The Cascadia subduction zone, which stretches from northern California to Vancouver Island, han't experienced a major seismic event since 1700, when an 8.7-9.2 magnitude earthquake created a tsunami that reached Japan.
While many geophysicists believe a similar-scale event is now, there's little earthquake data for the region, making it difficult to predict how ground motion from a future event would propagate in the area around Seattle, Portland and Vancouver.
But Stanford postdoctoral scholar Annemarie Baltay has found that measurements of small seismic tremors in the region can be used to work out how ground motion from larger events might behave. By measuing low amplitude tectonic tremors 30 kilometers below Earth's surface and analyzing how the tremor signal decays along and away from the subduction zone, she says she can calculate how ground motion activity from a larger earthquake will dissipate.
"We can't predict when an earthquake will occur, but we can try to be very prepared for them," says Baltay. "Looking at these episodic tremor events can help us constrain what the ground motion might be like in a certain place during an earthquake."
Meanwhile, Stanford geophysics Professor Paul Segall has used computational models of the region to determine whether the cumulative effects of many small events can trigger a major earthquake.
"You have these small events every 15 months or so, and a magnitude 9 earthquake every 500 years. We need to known whether you want to raise an alert every time one of these small events happens," he says. "What our calculations have shown is that ultimately these slow events do evolve into the ultimate fast event, and it does this on a pretty short time scale."

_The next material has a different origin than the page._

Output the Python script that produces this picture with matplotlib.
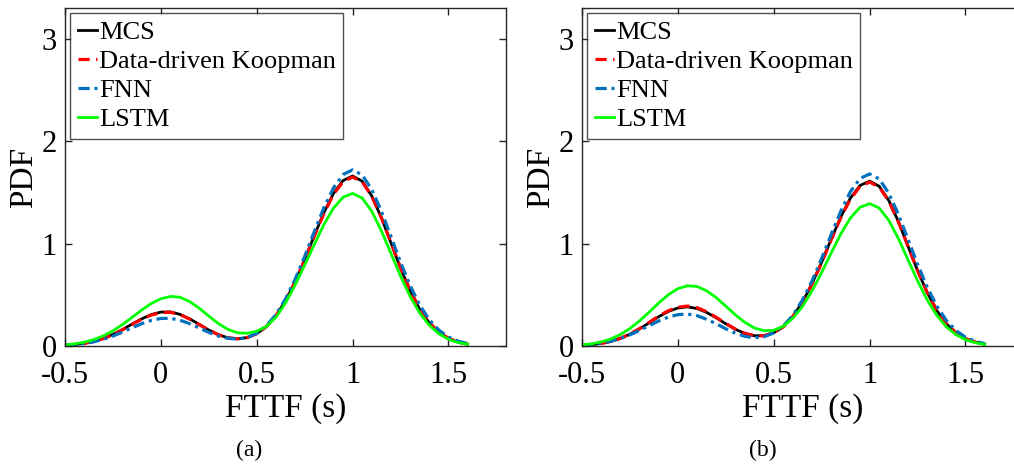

Perhaps thinking of what happened to a group of Italian seismologists earlier this year, he adds: "We're not so confident in our model that public policy should be based on the output of our calculations, but we're working in that direction."
Meanwhile, it's been known for some time that India is gradually sliding under Asia, previous observations had indicated a relatively uniform fault plane - the Main Himalayan Thrust (MHT) - that dipped a few degrees to the north.
But new seismic data shows not only this gentle dip, but also a segment of the thrust that dips at a much steeper 15 degrees downward for 20 kilometers. Such a ramp could be a starting point for massive earthquakes in the Himalayas, with the MHT historically responsible for a magnitude 8 to 9 earthquake every few hundred years.
"What we're observing doesn't bear on where we are in the earthquake cycle, but it has implications in predicting earthquake magnitude," says Warren Caldwell, a geophysics doctoral student at Stanford.
"From our imaging, the ramp location is a bit farther north than has been previously observed, which would create a larger rupture width and a larger magnitude earthquake."